2. A model in which dynamical heating is fixed was used to investigate the relative influence of 11-year solar irradiance and ozone variations on the temperature of the stratosphere (Gray et al. 2009). Upper stratospheric temperature variations were found to be primarily due to the irradiance changes while those in the lower stratosphere were due to the imposed ozone changes. The equatorial lower stratospheric structure was reproduced even though, by definition, the model calculations exclude dynamically driven temperature changes, suggesting an important role for an indirect dynamical effect through ozone redistribution. The results also suggest that differences between satellite (Stratospheric Sounding Unit/Microwave Sounding Unit) and ERA-40 estimates of the solar cycle signal can be explained by the poor vertical resolution of the satellite measurements.
3. An intermediate complexity model of the troposphere and stratosphere was used to study the atmospheric response to an idealized solar forcing in the subtropical upper stratosphere during Northern Hemisphere early winter (Cnossen et al. 2011). It was found that the tropospheric response was systematically different depending on the absence or presence of sudden stratospheric warmings (SSWs). When only years with SSWs are examined, the tropospheric signal appears to have descended from the stratosphere, while the tropospheric signal appears disconnected from the stratosphere when years with SSWs are excluded. Different troposphere-stratosphere coupling mechanisms therefore appear to be dominant for years with and without SSWs.

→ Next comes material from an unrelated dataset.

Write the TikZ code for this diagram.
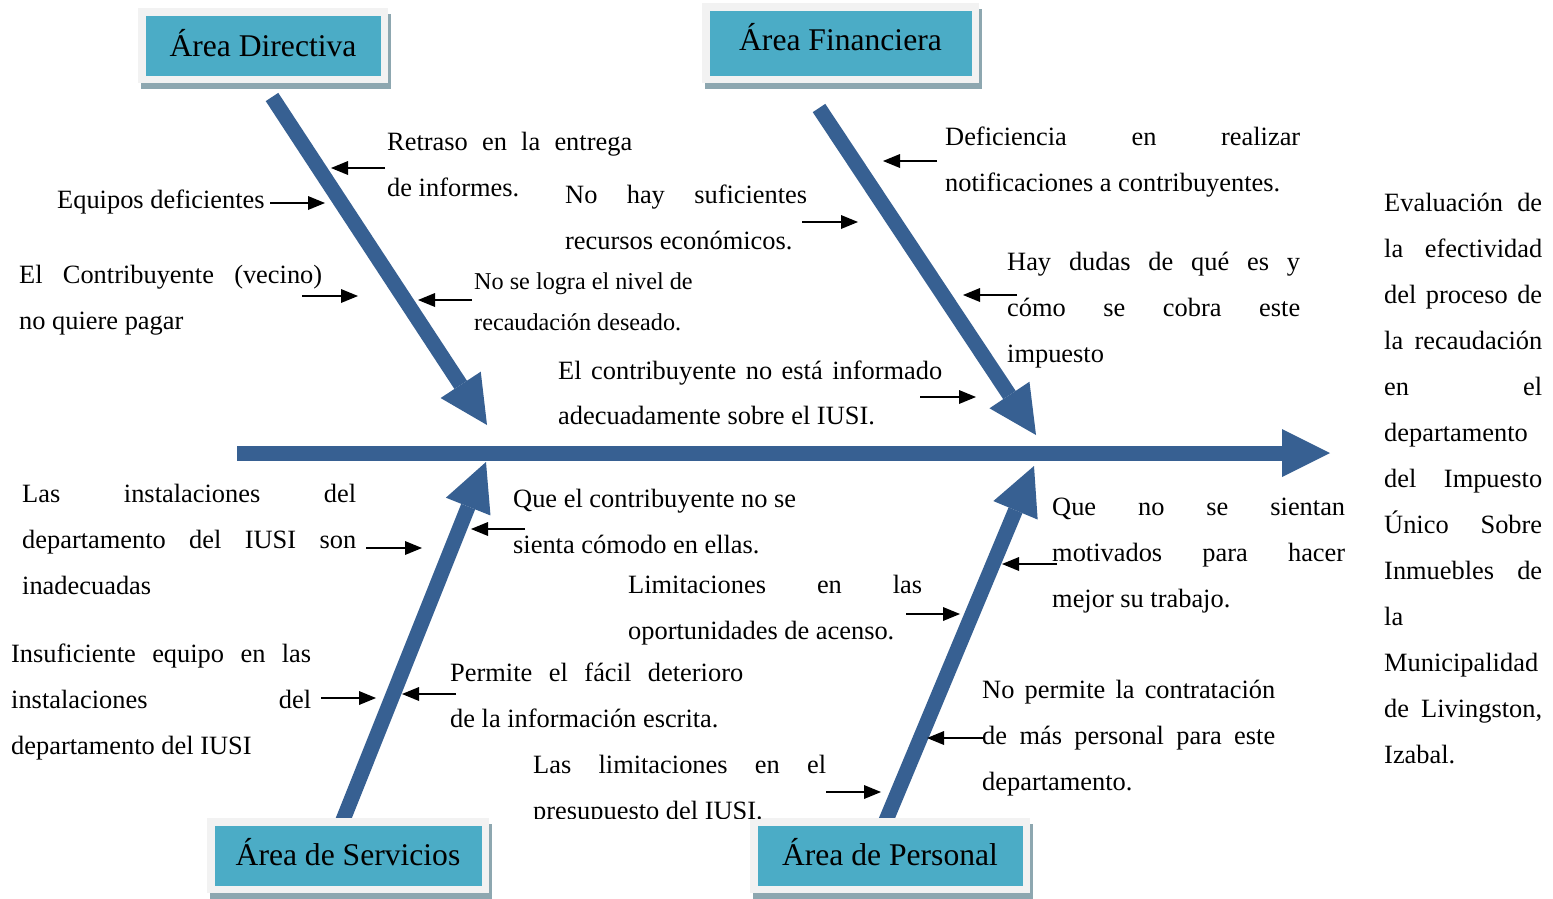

Exploitation Route Our research contributes evidence that changes in the stratosphere, including those forced by solar variability, affect the jet streams and storm-tracks and thereby influence surface climate. It is important that monthly, seasonal and longer-term climate forecasts are made using models that accurately represent stratospheric circulation and the external processes that cause it to vary.
Sectors Environment

Description Our research contributed evidence that led the UK Met Office to increase the resolution of its model used for seasonal forecasting, to better represent stratospheric processes (Dec2010 - GloSea4).